Meeting the challenges of treating neurodegenerative, psychiatric and neurodevelopmental diseases with science and technology.
Imagine being able to recreate a piece of your brain in a lab to understand how your brain really works. Our neuroscience researchers are harnessing revolutionary new technologies - including the ability to grow mini-brain organoids in the lab - to build human models of neurological disease.
A super-resolution microscopy image of astrocytes in a brain organoid. Credit Max Salick
Psychiatric and neurodegenerative diseases place a heavy physical, emotional and economic burden on patients and their families. We believe that we can make new treatments that will modify the course of disease and dramatically improve patient lives.
Neuroscience research at Novartis is focused on three primary areas of research:
In children, we are focusing on spinal muscular atrophy (SMA), Rhett syndrome, autism spectrum disorders, intellectual disabilities and epileptic encephalopathies.
In adult psychiatry, we are focusing on bipolar disorder, depression, substance use disorders and schizophrenia.
In neurodegeneration, we are working on Alzheimer’s disease, Parkinson’s disease, frontotemporal dementia and several rare monogenic diseases. We are also working to improve the treatment of multiple sclerosis.
To guide drug discovery and research efforts, we use technologies that enable us to develop models of disease that are more predictive by making them more human. For instance, we take skin or blood cells from patients and, using our induced pluripotent stem cell platform, convert them into neurons and then into miniature brain-like organoids. In parallel, we also have the capacity to manipulate neural circuits using optogenetics - the use of light to control the activity of single neurons.
We are also developing gene therapies to address genetic conditions, especially diseases caused by the mutation of a single gene. Gene therapy works by replacing a missing or defective gene with a working copy that makes a functional protein, thereby halting disease progression.

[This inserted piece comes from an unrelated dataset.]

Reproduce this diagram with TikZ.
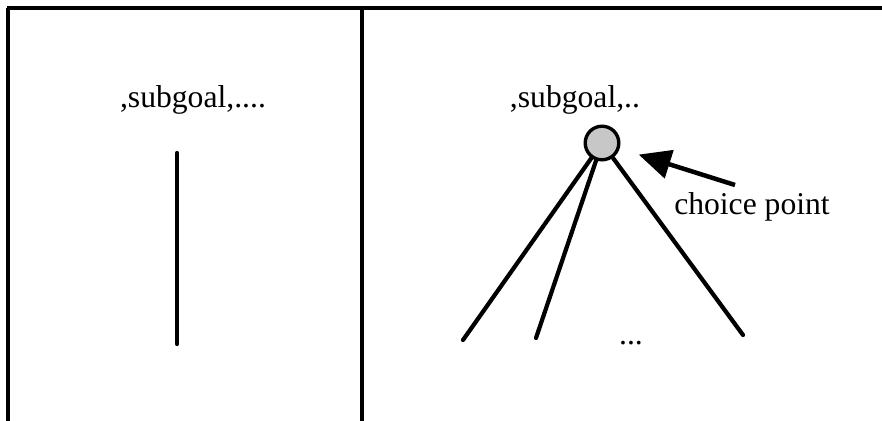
\documentclass[tikz,border=0pt]{standalone}
\usepackage{fontspec}
\setmainfont{Liberation Serif}
\usepackage{xcolor}
\usetikzlibrary{arrows.meta}

\begin{document}
\begin{tikzpicture}[x=0.025cm, y=-0.025cm,
    txt/.style={font=\fontsize{22.5}{26}\selectfont, inner sep=0pt},
    rule/.style={line width=2.6pt},
    branch/.style={line width=3pt, line cap=round},
    choice/.style={circle, draw, line width=2.4pt, fill=black!22,
                   minimum size=0.84cm, inner sep=0pt}]
  % one pixel of the original is one unit; y grows downwards
  \useasboundingbox (0,0) rectangle (882,421);

  % frame: top rule, left edge and the divider (open at right and bottom)
  \coordinate (tl) at (7,8);   \coordinate (tr) at (882,8);
  \coordinate (lt) at (8,8);   \coordinate (bl) at (8,421);
  \coordinate (mt) at (362,8); \coordinate (mb) at (362,421);
  \draw[rule] (tl) -- (tr);
  \draw[rule] (lt) -- (bl);
  \draw[rule] (mt) -- (mb);

  % left panel: a single, deterministic subgoal
  \node[txt] (goalL) at (193,100) {,subgoal,....};
  \coordinate (stemT) at (177,153);
  \coordinate (stemB) at (177,344);
  \draw[branch] (stemT) -- (stemB);

  % right panel: the subgoal opens a choice point
  \node[txt] (goalR) at (575,100) {,subgoal,..};
  \node[choice] (cp) at (602,143) {};
  \coordinate (leafA) at (463,340);
  \coordinate (leafB) at (536,338);
  \coordinate (leafC) at (743,335);
  \draw[branch] (cp) -- (leafA);
  \draw[branch] (cp) -- (leafB);
  \draw[branch] (cp) -- (leafC);
  \node[txt] (more) at (631,343) {...};

  % the pointer and its caption
  \node[txt] (cpname) at (752,207) {choice point};
  \coordinate (tail) at (735,185);
  \draw[line width=3.2pt, -{Triangle[length=0.8cm, width=0.72cm]},
        shorten >=0.5cm] (tail) -- (cp);
\end{tikzpicture}
\end{document}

“We now have the scientific tools to detect the earliest steps of brain pathologies and to ask what influences them. What genes? What pathways? If we can understand how disease starts, or what accelerates the disease, we have a hint at how to stop it,” says Fiona Elwood, an expert in neurodegeneration who co-leads neuroscience research along with Gopi Shanker, an expert in psychiatry.
To succeed, we need to be daring and we need the best people to work on these problems. It won’t be easy or fast, but we believe it’s possible and we are committed to helping patients in need.